Aontú leader and Meath West TD Peadar Tóibín has welcomed “cross-party support” for a motion put forward by a group of regional TDs to make it a statutory crime to commit perjury.

The group is seeking to have a new law brought in to “penalise those who lie under oath for personal gain to be passed as a matter of urgency, to help curb insurance costs which are continuing to spiral out of control”.

“Small to medium-sized businesses are getting stuffed by radically increasing input costs,” deputy Tóibín said.

Amongst these increasing costs is insurance. Whole swathes of our society are in danger of becoming obsolete as insurance becomes increasingly hard to acquire.

“There are many problems with the dysfunctional insurance industry and it all needs to be tackled. One of those [problems] is fraud.

“It is astounding that perjury is not clearly defined, is hard to prosecute and does not have a clear penalty.”

‘People losing their livelihoods’

The group, which is made up of nine regional TDs, submitted a motion to be debated to reinstate the Perjury and Related Offences Bill 2018.

The nine regional TDs who put forward the motion are: Peadar Tóibín; Cathal Berry; Sean Canney; Peter Fitzpatrick; Noel Grealish; Michael Lowry; Verona Murphy; Denis Naughten and Matt Shanahan.

The motion received government support to “immediately establish the Dáil Select Committee on Justice and for the committee stage of the Perjury and Related Offences Bill 2018 to be the first item of business on the agenda before October 31”.

“The financial consequences of perjury and fraudulent claims can be devastating to people’s lives and businesses and, in some cases, result in people losing their livelihoods,” deputy Tóibín continued.

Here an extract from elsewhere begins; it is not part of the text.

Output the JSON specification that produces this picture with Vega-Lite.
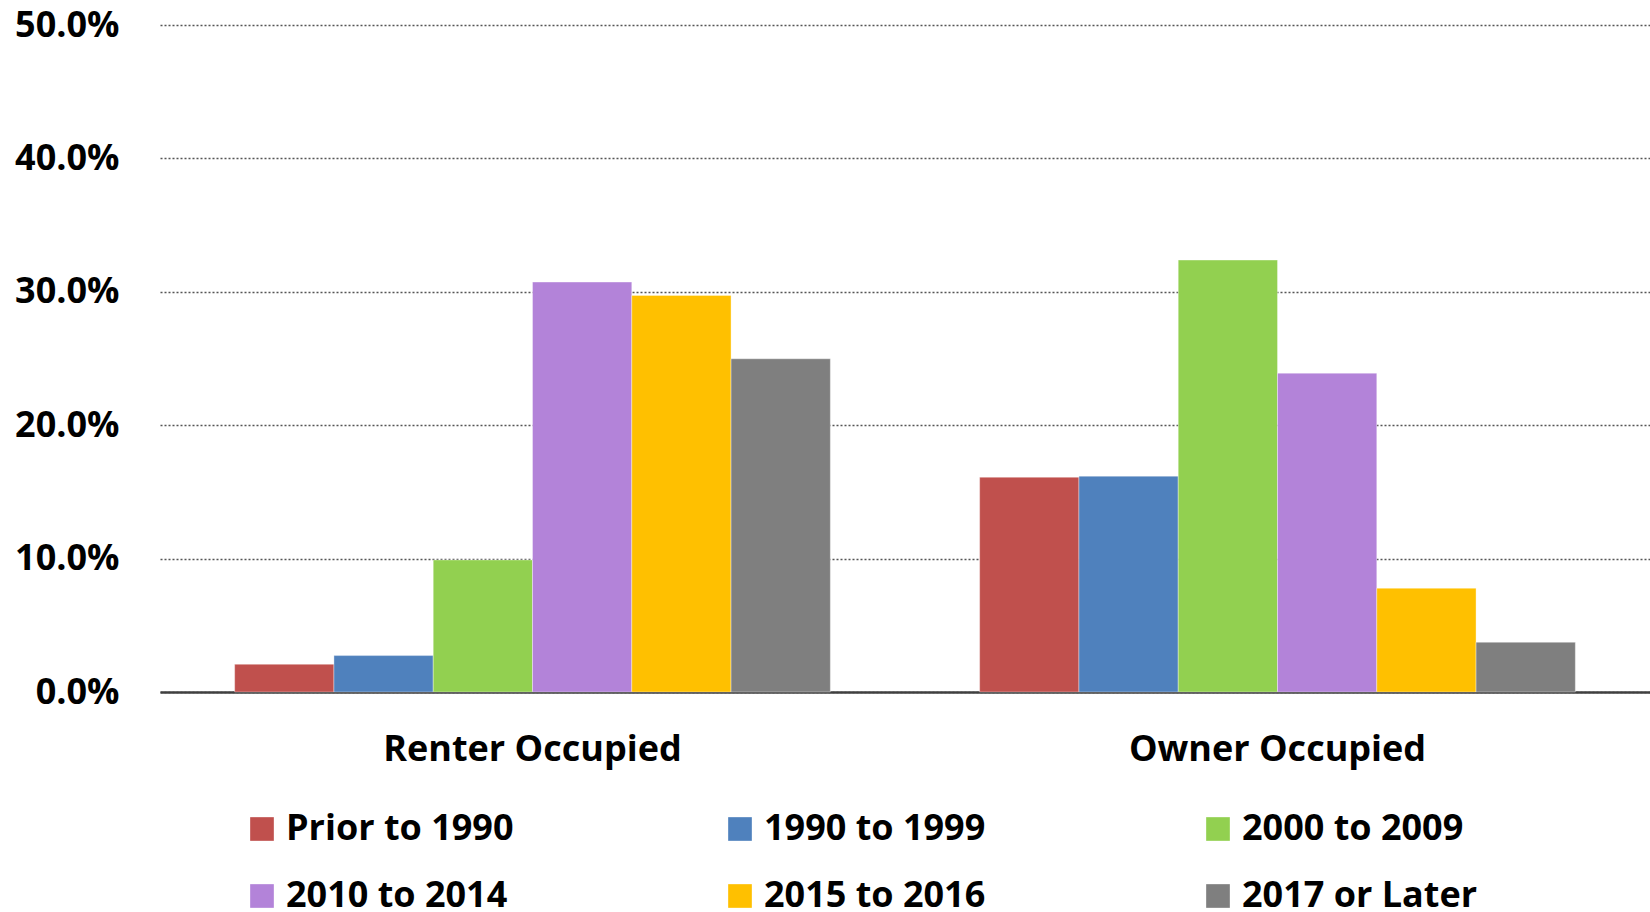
{
  "$schema": "https://vega.github.io/schema/vega-lite/v6.json",
  "autosize": {"type": "none"},
  "width": 1490,
  "height": 667,
  "padding": {"left": 160, "top": 25, "right": 0, "bottom": 220},
  "background": "white",
  "config": {
    "view": {"stroke": null},
    "font": "Open Sans"
  },
  "data": {
    "values": [
      {"group": "Renter Occupied", "period": "Prior to 1990", "value": 0.0208},
      {"group": "Renter Occupied", "period": "1990 to 1999", "value": 0.0273},
      {"group": "Renter Occupied", "period": "2000 to 2009", "value": 0.099},
      {"group": "Renter Occupied", "period": "2010 to 2014", "value": 0.3073},
      {"group": "Renter Occupied", "period": "2015 to 2016", "value": 0.2973},
      {"group": "Renter Occupied", "period": "2017 or Later", "value": 0.2498},
      {"group": "Owner Occupied", "period": "Prior to 1990", "value": 0.161},
      {"group": "Owner Occupied", "period": "1990 to 1999", "value": 0.1618},
      {"group": "Owner Occupied", "period": "2000 to 2009", "value": 0.3238},
      {"group": "Owner Occupied", "period": "2010 to 2014", "value": 0.239},
      {"group": "Owner Occupied", "period": "2015 to 2016", "value": 0.0778},
      {"group": "Owner Occupied", "period": "2017 or Later", "value": 0.0373}
    ]
  },
  "mark": {"type": "bar", "stroke": "white", "strokeWidth": 0.6, "strokeOpacity": 0.6},
  "encoding": {
    "x": {
      "field": "group",
      "type": "nominal",
      "sort": ["Renter Occupied", "Owner Occupied"],
      "scale": {"paddingInner": 0, "paddingOuter": 0},
      "axis": {
        "title": null,
        "labelAngle": 0,
        "labelFont": "Open Sans",
        "labelFontSize": 36,
        "labelFontWeight": "bold",
        "labelColor": "#000000",
        "labelPadding": 40,
        "labelLimit": 600,
        "ticks": false,
        "domainColor": "#404040",
        "domainWidth": 2.5
      }
    },
    "xOffset": {
      "field": "period",
      "type": "nominal",
      "sort": ["Prior to 1990", "1990 to 1999", "2000 to 2009", "2010 to 2014", "2015 to 2016", "2017 or Later"],
      "scale": {"paddingInner": 0, "paddingOuter": 0.752, "align": 0.5}
    },
    "y": {
      "field": "value",
      "type": "quantitative",
      "scale": {"domain": [0, 0.5], "nice": false},
      "axis": {
        "title": null,
        "values": [0, 0.1, 0.2, 0.3, 0.4, 0.5],
        "format": ".1%",
        "labelFont": "Open Sans",
        "labelFontSize": 36,
        "labelFontWeight": "bold",
        "labelColor": "#000000",
        "labelPadding": 41,
        "ticks": false,
        "domain": false,
        "grid": true,
        "gridColor": "#555555",
        "gridDash": [2, 2],
        "gridWidth": 1.3
      }
    },
    "color": {
      "field": "period",
      "type": "nominal",
      "scale": {
        "domain": ["Prior to 1990", "1990 to 1999", "2000 to 2009", "2010 to 2014", "2015 to 2016", "2017 or Later"],
        "range": ["#C0504D", "#4F81BD", "#92D050", "#B383D9", "#FFC000", "#7F7F7F"]
      },
      "legend": {
        "title": null,
        "orient": "none",
        "legendX": 84,
        "legendY": 786,
        "direction": "horizontal",
        "columns": 3,
        "gridAlign": "all",
        "columnPadding": 200,
        "rowPadding": 31,
        "padding": 0,
        "symbolType": "square",
        "symbolSize": 560,
        "symbolStrokeWidth": 0,
        "labelFont": "Open Sans",
        "labelFontSize": 36,
        "labelFontWeight": "bold",
        "labelColor": "#000000",
        "labelOffset": 6,
        "labelLimit": 400
      }
    }
  }
}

“Placing perjury on the statute books is not just about penalising those who commit perjury, it is about preventing those from doing it in the first place. Tough sanctions may make someone think twice about lying and diverting the course of justice.”

‘An opportunity to significantly change how this country works’

Last month, deputy Tóibín brought attention to the rural and urban economic divide in Ireland, saying that the “transfer of funds from Dublin to rural Ireland underlines that this system is broken”.

“Wealth, population, infrastructure and investment are concentrating more and more in Dublin,” he said.

“We see the continuation of a policy of ‘social welfare’ for regional and rural Ireland with a fund here and a fund there, but all this does is slow down the decline in regional and rural Ireland; it does nothing to change decline into growth.”